--- Begin Information supplied ---

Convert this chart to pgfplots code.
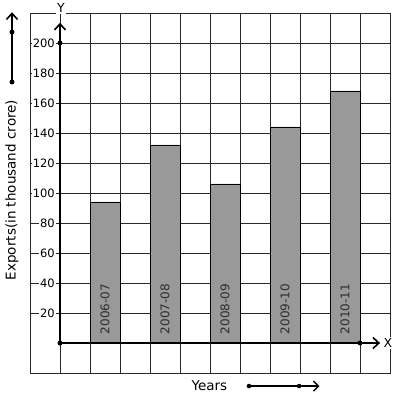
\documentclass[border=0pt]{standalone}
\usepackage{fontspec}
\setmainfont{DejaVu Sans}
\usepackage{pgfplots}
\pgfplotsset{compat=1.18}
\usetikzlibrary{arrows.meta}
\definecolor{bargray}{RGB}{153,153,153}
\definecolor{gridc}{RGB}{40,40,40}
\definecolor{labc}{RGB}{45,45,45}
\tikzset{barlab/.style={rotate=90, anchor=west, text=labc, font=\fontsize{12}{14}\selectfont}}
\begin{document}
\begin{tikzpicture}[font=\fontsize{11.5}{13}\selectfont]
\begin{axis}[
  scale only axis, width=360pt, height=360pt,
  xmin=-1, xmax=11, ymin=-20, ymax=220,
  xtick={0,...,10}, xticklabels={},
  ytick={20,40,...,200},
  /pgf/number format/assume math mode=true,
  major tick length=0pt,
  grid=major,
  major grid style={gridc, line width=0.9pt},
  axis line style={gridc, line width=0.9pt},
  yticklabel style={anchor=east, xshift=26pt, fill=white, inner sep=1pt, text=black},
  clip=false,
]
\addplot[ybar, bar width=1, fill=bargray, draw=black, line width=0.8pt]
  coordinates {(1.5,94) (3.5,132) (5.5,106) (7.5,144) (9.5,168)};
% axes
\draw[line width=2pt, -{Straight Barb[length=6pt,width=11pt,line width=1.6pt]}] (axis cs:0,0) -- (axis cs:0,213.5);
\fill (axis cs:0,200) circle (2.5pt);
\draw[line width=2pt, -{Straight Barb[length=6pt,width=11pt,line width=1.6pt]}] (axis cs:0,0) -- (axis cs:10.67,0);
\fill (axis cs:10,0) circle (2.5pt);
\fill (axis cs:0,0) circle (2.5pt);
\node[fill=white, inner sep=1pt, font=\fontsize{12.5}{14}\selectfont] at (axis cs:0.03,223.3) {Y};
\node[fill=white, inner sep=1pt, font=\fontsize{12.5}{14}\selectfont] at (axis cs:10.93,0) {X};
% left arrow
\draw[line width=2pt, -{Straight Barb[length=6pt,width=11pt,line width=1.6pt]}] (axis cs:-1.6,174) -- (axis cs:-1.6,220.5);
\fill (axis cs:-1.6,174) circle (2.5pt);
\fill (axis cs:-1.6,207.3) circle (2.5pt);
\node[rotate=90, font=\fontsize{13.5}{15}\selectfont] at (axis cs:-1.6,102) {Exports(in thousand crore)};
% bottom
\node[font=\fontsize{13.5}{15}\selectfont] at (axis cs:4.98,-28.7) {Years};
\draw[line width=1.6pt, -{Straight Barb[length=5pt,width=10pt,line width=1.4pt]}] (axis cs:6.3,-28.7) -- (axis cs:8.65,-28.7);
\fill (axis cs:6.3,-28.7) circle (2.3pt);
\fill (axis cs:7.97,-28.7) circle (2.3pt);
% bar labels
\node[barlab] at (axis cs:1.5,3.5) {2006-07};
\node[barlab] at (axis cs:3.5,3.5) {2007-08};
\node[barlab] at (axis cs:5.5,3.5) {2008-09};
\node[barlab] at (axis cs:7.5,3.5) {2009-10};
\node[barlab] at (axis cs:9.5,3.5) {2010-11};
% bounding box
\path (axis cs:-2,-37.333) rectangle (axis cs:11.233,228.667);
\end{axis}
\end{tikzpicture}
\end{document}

--- End Information supplied ---

Task goal: Copy the listing in full and without alteration, omitting every picture.

Result:
Convert this chart to pgfplots code.
\documentclass[border=0pt]{standalone}
\usepackage{fontspec}
\setmainfont{DejaVu Sans}
\usepackage{pgfplots}
\pgfplotsset{compat=1.18}
\usetikzlibrary{arrows.meta}
\definecolor{bargray}{RGB}{153,153,153}
\definecolor{gridc}{RGB}{40,40,40}
\definecolor{labc}{RGB}{45,45,45}
\tikzset{barlab/.style={rotate=90, anchor=west, text=labc, font=\fontsize{12}{14}\selectfont}}
\begin{document}
\begin{tikzpicture}[font=\fontsize{11.5}{13}\selectfont]
\begin{axis}[
  scale only axis, width=360pt, height=360pt,
  xmin=-1, xmax=11, ymin=-20, ymax=220,
  xtick={0,...,10}, xticklabels={},
  ytick={20,40,...,200},
  /pgf/number format/assume math mode=true,
  major tick length=0pt,
  grid=major,
  major grid style={gridc, line width=0.9pt},
  axis line style={gridc, line width=0.9pt},
  yticklabel style={anchor=east, xshift=26pt, fill=white, inner sep=1pt, text=black},
  clip=false,
]
\addplot[ybar, bar width=1, fill=bargray, draw=black, line width=0.8pt]
  coordinates {(1.5,94) (3.5,132) (5.5,106) (7.5,144) (9.5,168)};
% axes
\draw[line width=2pt, -{Straight Barb[length=6pt,width=11pt,line width=1.6pt]}] (axis cs:0,0) -- (axis cs:0,213.5);
\fill (axis cs:0,200) circle (2.5pt);
\draw[line width=2pt, -{Straight Barb[length=6pt,width=11pt,line width=1.6pt]}] (axis cs:0,0) -- (axis cs:10.67,0);
\fill (axis cs:10,0) circle (2.5pt);
\fill (axis cs:0,0) circle (2.5pt);
\node[fill=white, inner sep=1pt, font=\fontsize{12.5}{14}\selectfont] at (axis cs:0.03,223.3) {Y};
\node[fill=white, inner sep=1pt, font=\fontsize{12.5}{14}\selectfont] at (axis cs:10.93,0) {X};
% left arrow
\draw[line width=2pt, -{Straight Barb[length=6pt,width=11pt,line width=1.6pt]}] (axis cs:-1.6,174) -- (axis cs:-1.6,220.5);
\fill (axis cs:-1.6,174) circle (2.5pt);
\fill (axis cs:-1.6,207.3) circle (2.5pt);
\node[rotate=90, font=\fontsize{13.5}{15}\selectfont] at (axis cs:-1.6,102) {Exports(in thousand crore)};
% bottom
\node[font=\fontsize{13.5}{15}\selectfont] at (axis cs:4.98,-28.7) {Years};
\draw[line width=1.6pt, -{Straight Barb[length=5pt,width=10pt,line width=1.4pt]}] (axis cs:6.3,-28.7) -- (axis cs:8.65,-28.7);
\fill (axis cs:6.3,-28.7) circle (2.3pt);
\fill (axis cs:7.97,-28.7) circle (2.3pt);
% bar labels
\node[barlab] at (axis cs:1.5,3.5) {2006-07};
\node[barlab] at (axis cs:3.5,3.5) {2007-08};
\node[barlab] at (axis cs:5.5,3.5) {2008-09};
\node[barlab] at (axis cs:7.5,3.5) {2009-10};
\node[barlab] at (axis cs:9.5,3.5) {2010-11};
% bounding box
\path (axis cs:-2,-37.333) rectangle (axis cs:11.233,228.667);
\end{axis}
\end{tikzpicture}
\end{document}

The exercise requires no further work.